Although the question certainly doesn't involve me personally, I am following with some interest the initiative in San Francisco to ban the practice of circumcision for anyone under the age of 18. (Offenses incur a $1000 penalty.) Jewish and Moslem groups see this as an attack on their religious freedom, especially because no religious exemption is included in the proposed law. Although there are some Jewish families, and even rabbis, who are moving away from the practice of circumcision, others see the proposed law as a sophisticated form of "ethnic cleansing."
The law's proponents present the practice as a taboo-based, primitive kind of genital mutilation and a gross violation of a boy's personal autonomy. That, I think is where the question should interest anyone. The slogan being presented is "His body. His choice." But San Francisco is not treating all autonomy equally. A California girl does not have to be 18 to have an abortion. And San Francisco still allows parents to have their babies' ears pierced--by jewelers and at mall kiosks, no less (I wonder how long that will last).

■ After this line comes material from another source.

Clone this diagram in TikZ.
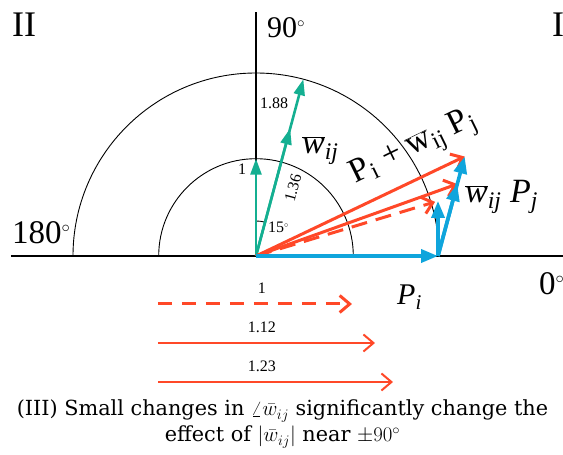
\RequirePackage{fix-cm}
\documentclass[tikz,border=0pt]{standalone}
\usepackage{fontspec}
\setmainfont{Liberation Serif}
\newfontfamily\capfont{DejaVu Serif}
\usetikzlibrary{arrows.meta, positioning}
\definecolor{cGreen}{RGB}{20, 175, 145}
\definecolor{cBlue}{RGB}{15, 165, 220}
\definecolor{cRed}{RGB}{255, 72, 40}
\newcommand{\wup}{\ensuremath{\overline{\mbox{w}}}}
\newcommand{\wit}{\ensuremath{\overline{\mbox{\itshape w}}}}
\newcommand{\dg}{\ensuremath{^{\scriptscriptstyle\circ}}}

\begin{document}
\begin{tikzpicture}[
    x=1pt, y=1pt,
    axis/.style={line width=1.2pt, black},
    circ/.style={line width=0.9pt, black},
    garrow/.style={-{Triangle[length=16pt,width=11pt]}, line width=2.6pt, color=cGreen},
    barrow/.style={-{Triangle[length=17pt,width=13pt]}, line width=3.6pt, color=cBlue},
    rarrow/.style={-{Straight Barb[length=10pt,width=17pt]}, line width=#1, color=cRed},
    rarrow/.default=3pt,
    lbl/.style={inner sep=0pt, anchor=base west},
    big/.style={font=\fontsize{30}{36}\selectfont},
    huge/.style={font=\fontsize{34}{40}\selectfont},
    small/.style={font=\fontsize{16}{19}\selectfont}
]
\useasboundingbox (-256,-199) rectangle (307,256);

% Axes and circles
\coordinate (O) at (0,0);
\coordinate (xl) at (-245,0);
\coordinate (xr) at (307,0);
\coordinate (yt) at (0,244);
\draw[axis] (xl) -- (xr);
\draw[axis] (O) -- (yt);
\draw[circ] (183,0) arc[start angle=0, end angle=180, radius=183];
\draw[circ] (97.3,0) arc[start angle=0, end angle=180, radius=97.3];
\draw[circ] (90:35) arc[start angle=90, end angle=75, radius=35];

% Quadrant and angle labels
\node[lbl, font=\fontsize{36}{40}\selectfont] (q2) at (-244,219) {II};
\node[lbl, font=\fontsize{36}{40}\selectfont] (q1) at (296,219) {I};
\node[lbl, big] (d90) at (11,218) {90\dg};
\node[lbl, font=\fontsize{33}{38}\selectfont] (d180) at (-244,12) {180\dg};
\node[lbl, font=\fontsize{33}{38}\selectfont] (d0) at (283,-39) {0\dg};

% Green: w_ij
\coordinate (g1) at (90:97.3);
\coordinate (g2) at (75:132);
\coordinate (g3) at (75:183);
\draw[garrow] (O) -- (g1);
\draw[garrow] (O) -- (g3);
\draw[garrow] (O) -- (g2);

\node[lbl, small] (n1) at (-18,81) {1};
\node[lbl, small] (n188) at (4,147) {1.88};
\node[small, inner sep=0pt, rotate=75] (n136) at (37,68) {1.36};
\node[lbl, small] (n15) at (12,23) {15\dg};
\node[lbl, huge] (wg) at (46,102) {\wit\textsubscript{\itshape ij}};

% Red: P_i + w_ij P_j
\coordinate (B) at (182,0);
\coordinate (b1) at ([shift={(90:55)}]B);
\coordinate (b2) at ([shift={(75:74.5)}]B);
\coordinate (b3) at ([shift={(75:103)}]B);
\draw[rarrow, dash pattern=on 16pt off 9pt, shorten >=3pt] (O) -- (b1);
\draw[rarrow] (O) -- (b2);
\draw[rarrow] (O) -- (b3);

% Blue: P_i and w_ij P_j
\draw[barrow] (O) -- (B);
\draw[barrow] (B) -- (b1);
\draw[barrow] (B) -- (b3);
\draw[barrow] (B) -- (b2);

\node[font=\fontsize{34}{40}\selectfont, inner sep=0pt, rotate=26] (sum) at (158,108)
    {P\textsubscript{i} + \wup\textsubscript{ij} P\textsubscript{j}};
\node[lbl, huge] (wp) at (209,53) {\wit\textsubscript{\itshape ij}\ \textit{P}\textsubscript{\itshape j}};
\node[lbl, big] (pi) at (141,-49) {\textit{P}\textsubscript{\itshape i}};

% Magnitudes
\coordinate (d0a) at (-98,-48);
\coordinate (d0b) at (96,-48);
\coordinate (d1a) at (-98,-87);
\coordinate (d1b) at (119,-87);
\coordinate (d2a) at (-98,-126);
\coordinate (d2b) at (137,-126);
\draw[rarrow, dash pattern=on 14pt off 10pt] (d0a) -- (d0b);
\draw[rarrow=2pt] (d1a) -- (d1b);
\draw[rarrow=2pt] (d2a) -- (d2b);
\node[small, inner sep=0pt] (m1) at (6,-32) {1};
\node[small, inner sep=0pt] (m2) at (6,-71) {1.12};
\node[small, inner sep=0pt] (m3) at (6,-110) {1.23};

% Caption
\node[font=\capfont\fontsize{20.8}{26}\selectfont, align=center, inner sep=0pt] (cap) at (26.5,-168)
    {(III) Small changes in $\angle\bar{w}_{ij}$ significantly change the\\
     effect of $|\bar{w}_{ij}|$ near $\pm90^\circ$};

\end{tikzpicture}
\end{document}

There is another dimension that I haven't seen addressed, and that concerns the sacramentality of the body. Circumcision is a kind of sacrament for the Jewish people: a sign of the covenant between God and the children of Abraham, a covenant that is manifested in the body, that is renewed for each and every boy that is born to Abraham's descendants.
Our culture seems very conflicted when it comes to the body. There is a (mostly) unspoken assumption that the body doesn't really matter; that being male or female doesn't make a difference; that what you do with your body doesn't really mean anything, either. As long as it's your "choice." In other words, matter doesn't matter. (You thought Manichaeism was just a decrepit heresy?)
The Jewish tradition (which we Catholics inherited in our sacramental worldview) is that the body--and all "matter"--means very much indeed. Our very nature is a "sacred sign...of grace."